[Start of Data excerpt]

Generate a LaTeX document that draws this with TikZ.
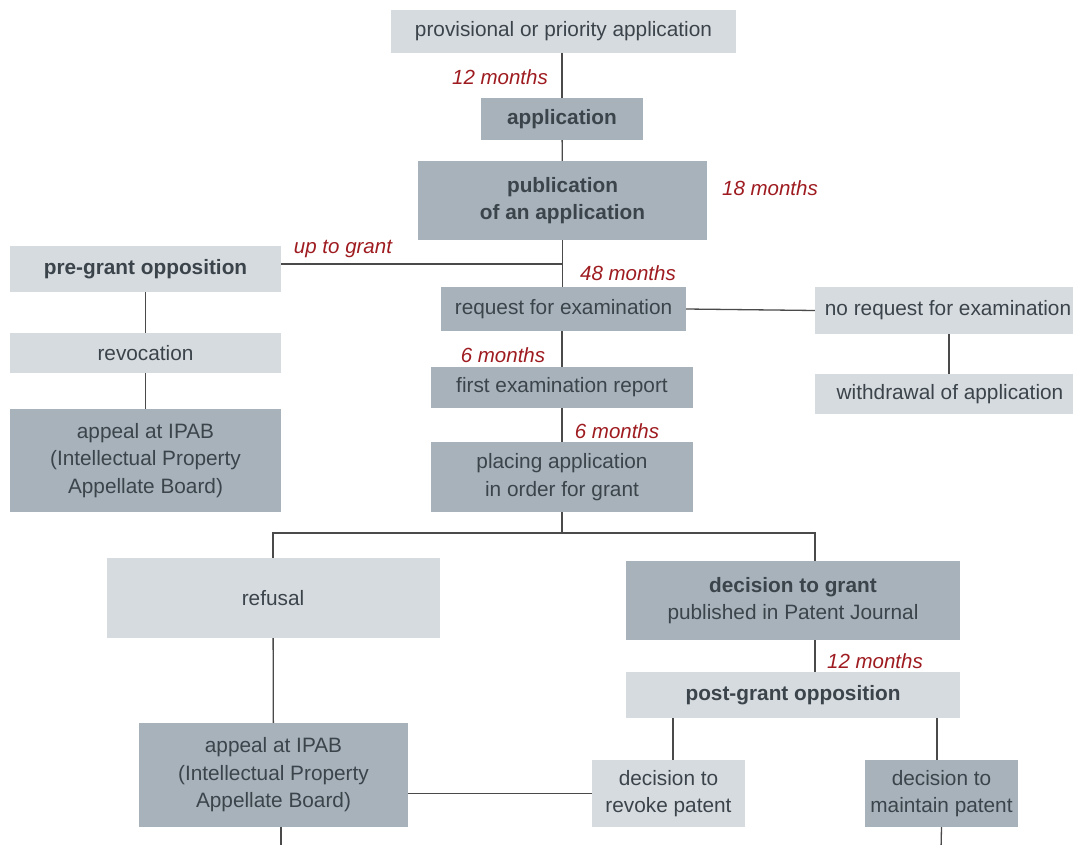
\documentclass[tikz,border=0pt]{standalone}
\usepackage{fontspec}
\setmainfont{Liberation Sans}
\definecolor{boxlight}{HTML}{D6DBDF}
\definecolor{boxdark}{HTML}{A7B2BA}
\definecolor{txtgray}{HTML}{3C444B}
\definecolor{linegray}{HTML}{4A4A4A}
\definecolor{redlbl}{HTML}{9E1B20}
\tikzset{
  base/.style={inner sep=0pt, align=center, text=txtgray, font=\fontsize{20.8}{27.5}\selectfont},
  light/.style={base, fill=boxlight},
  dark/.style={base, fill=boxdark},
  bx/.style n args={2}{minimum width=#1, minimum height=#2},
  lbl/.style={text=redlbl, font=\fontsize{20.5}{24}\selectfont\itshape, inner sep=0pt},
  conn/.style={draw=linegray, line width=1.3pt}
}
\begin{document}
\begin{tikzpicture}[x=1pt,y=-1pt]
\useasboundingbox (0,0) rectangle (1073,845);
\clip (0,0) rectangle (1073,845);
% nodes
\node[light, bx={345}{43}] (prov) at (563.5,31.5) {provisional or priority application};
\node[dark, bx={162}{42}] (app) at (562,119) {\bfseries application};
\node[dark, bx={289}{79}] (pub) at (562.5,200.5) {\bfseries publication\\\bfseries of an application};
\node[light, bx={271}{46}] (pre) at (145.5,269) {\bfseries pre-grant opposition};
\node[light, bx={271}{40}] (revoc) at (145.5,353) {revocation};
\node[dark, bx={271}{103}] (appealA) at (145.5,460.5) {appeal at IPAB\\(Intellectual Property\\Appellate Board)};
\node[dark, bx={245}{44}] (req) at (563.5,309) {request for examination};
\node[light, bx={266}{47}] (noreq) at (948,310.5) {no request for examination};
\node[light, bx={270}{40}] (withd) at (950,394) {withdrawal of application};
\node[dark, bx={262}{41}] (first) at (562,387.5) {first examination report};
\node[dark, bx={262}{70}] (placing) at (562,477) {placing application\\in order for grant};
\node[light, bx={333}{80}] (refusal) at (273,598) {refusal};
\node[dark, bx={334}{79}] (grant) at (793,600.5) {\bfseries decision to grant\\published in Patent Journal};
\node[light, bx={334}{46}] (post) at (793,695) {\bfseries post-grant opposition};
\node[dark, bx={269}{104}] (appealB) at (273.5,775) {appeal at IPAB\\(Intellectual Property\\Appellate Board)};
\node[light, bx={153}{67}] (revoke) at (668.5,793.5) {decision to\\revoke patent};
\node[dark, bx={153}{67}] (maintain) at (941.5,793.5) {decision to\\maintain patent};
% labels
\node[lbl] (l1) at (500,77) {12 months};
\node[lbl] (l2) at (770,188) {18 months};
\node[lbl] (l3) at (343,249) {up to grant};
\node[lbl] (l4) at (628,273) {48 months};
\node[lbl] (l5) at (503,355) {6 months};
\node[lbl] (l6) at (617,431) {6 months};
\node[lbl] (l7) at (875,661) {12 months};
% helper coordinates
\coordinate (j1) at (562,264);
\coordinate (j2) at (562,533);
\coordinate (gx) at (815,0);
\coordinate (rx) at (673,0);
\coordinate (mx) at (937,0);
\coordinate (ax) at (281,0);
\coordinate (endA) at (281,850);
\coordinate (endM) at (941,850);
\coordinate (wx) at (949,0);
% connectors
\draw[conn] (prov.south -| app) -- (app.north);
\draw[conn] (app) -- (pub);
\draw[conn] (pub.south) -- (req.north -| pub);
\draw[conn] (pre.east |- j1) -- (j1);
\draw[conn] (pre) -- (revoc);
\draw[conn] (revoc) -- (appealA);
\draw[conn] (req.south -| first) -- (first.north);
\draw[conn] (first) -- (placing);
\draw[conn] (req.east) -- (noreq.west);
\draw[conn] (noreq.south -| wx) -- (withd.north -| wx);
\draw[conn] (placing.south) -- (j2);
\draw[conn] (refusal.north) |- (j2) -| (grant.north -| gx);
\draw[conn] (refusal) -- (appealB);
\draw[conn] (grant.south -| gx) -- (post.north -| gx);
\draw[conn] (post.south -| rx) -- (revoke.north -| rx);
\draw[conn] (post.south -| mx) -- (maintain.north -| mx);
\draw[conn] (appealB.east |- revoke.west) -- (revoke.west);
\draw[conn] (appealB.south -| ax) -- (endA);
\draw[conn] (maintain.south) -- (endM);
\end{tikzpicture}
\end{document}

[End of Data excerpt]

Set down the material exactly, every line of it, except for the pictures.

Written response:
Generate a LaTeX document that draws this with TikZ.
\documentclass[tikz,border=0pt]{standalone}
\usepackage{fontspec}
\setmainfont{Liberation Sans}
\definecolor{boxlight}{HTML}{D6DBDF}
\definecolor{boxdark}{HTML}{A7B2BA}
\definecolor{txtgray}{HTML}{3C444B}
\definecolor{linegray}{HTML}{4A4A4A}
\definecolor{redlbl}{HTML}{9E1B20}
\tikzset{
  base/.style={inner sep=0pt, align=center, text=txtgray, font=\fontsize{20.8}{27.5}\selectfont},
  light/.style={base, fill=boxlight},
  dark/.style={base, fill=boxdark},
  bx/.style n args={2}{minimum width=#1, minimum height=#2},
  lbl/.style={text=redlbl, font=\fontsize{20.5}{24}\selectfont\itshape, inner sep=0pt},
  conn/.style={draw=linegray, line width=1.3pt}
}
\begin{document}
\begin{tikzpicture}[x=1pt,y=-1pt]
\useasboundingbox (0,0) rectangle (1073,845);
\clip (0,0) rectangle (1073,845);
% nodes
\node[light, bx={345}{43}] (prov) at (563.5,31.5) {provisional or priority application};
\node[dark, bx={162}{42}] (app) at (562,119) {\bfseries application};
\node[dark, bx={289}{79}] (pub) at (562.5,200.5) {\bfseries publication\\\bfseries of an application};
\node[light, bx={271}{46}] (pre) at (145.5,269) {\bfseries pre-grant opposition};
\node[light, bx={271}{40}] (revoc) at (145.5,353) {revocation};
\node[dark, bx={271}{103}] (appealA) at (145.5,460.5) {appeal at IPAB\\(Intellectual Property\\Appellate Board)};
\node[dark, bx={245}{44}] (req) at (563.5,309) {request for examination};
\node[light, bx={266}{47}] (noreq) at (948,310.5) {no request for examination};
\node[light, bx={270}{40}] (withd) at (950,394) {withdrawal of application};
\node[dark, bx={262}{41}] (first) at (562,387.5) {first examination report};
\node[dark, bx={262}{70}] (placing) at (562,477) {placing application\\in order for grant};
\node[light, bx={333}{80}] (refusal) at (273,598) {refusal};
\node[dark, bx={334}{79}] (grant) at (793,600.5) {\bfseries decision to grant\\published in Patent Journal};
\node[light, bx={334}{46}] (post) at (793,695) {\bfseries post-grant opposition};
\node[dark, bx={269}{104}] (appealB) at (273.5,775) {appeal at IPAB\\(Intellectual Property\\Appellate Board)};
\node[light, bx={153}{67}] (revoke) at (668.5,793.5) {decision to\\revoke patent};
\node[dark, bx={153}{67}] (maintain) at (941.5,793.5) {decision to\\maintain patent};
% labels
\node[lbl] (l1) at (500,77) {12 months};
\node[lbl] (l2) at (770,188) {18 months};
\node[lbl] (l3) at (343,249) {up to grant};
\node[lbl] (l4) at (628,273) {48 months};
\node[lbl] (l5) at (503,355) {6 months};
\node[lbl] (l6) at (617,431) {6 months};
\node[lbl] (l7) at (875,661) {12 months};
% helper coordinates
\coordinate (j1) at (562,264);
\coordinate (j2) at (562,533);
\coordinate (gx) at (815,0);
\coordinate (rx) at (673,0);
\coordinate (mx) at (937,0);
\coordinate (ax) at (281,0);
\coordinate (endA) at (281,850);
\coordinate (endM) at (941,850);
\coordinate (wx) at (949,0);
% connectors
\draw[conn] (prov.south -| app) -- (app.north);
\draw[conn] (app) -- (pub);
\draw[conn] (pub.south) -- (req.north -| pub);
\draw[conn] (pre.east |- j1) -- (j1);
\draw[conn] (pre) -- (revoc);
\draw[conn] (revoc) -- (appealA);
\draw[conn] (req.south -| first) -- (first.north);
\draw[conn] (first) -- (placing);
\draw[conn] (req.east) -- (noreq.west);
\draw[conn] (noreq.south -| wx) -- (withd.north -| wx);
\draw[conn] (placing.south) -- (j2);
\draw[conn] (refusal.north) |- (j2) -| (grant.north -| gx);
\draw[conn] (refusal) -- (appealB);
\draw[conn] (grant.south -| gx) -- (post.north -| gx);
\draw[conn] (post.south -| rx) -- (revoke.north -| rx);
\draw[conn] (post.south -| mx) -- (maintain.north -| mx);
\draw[conn] (appealB.east |- revoke.west) -- (revoke.west);
\draw[conn] (appealB.south -| ax) -- (endA);
\draw[conn] (maintain.south) -- (endM);
\end{tikzpicture}
\end{document}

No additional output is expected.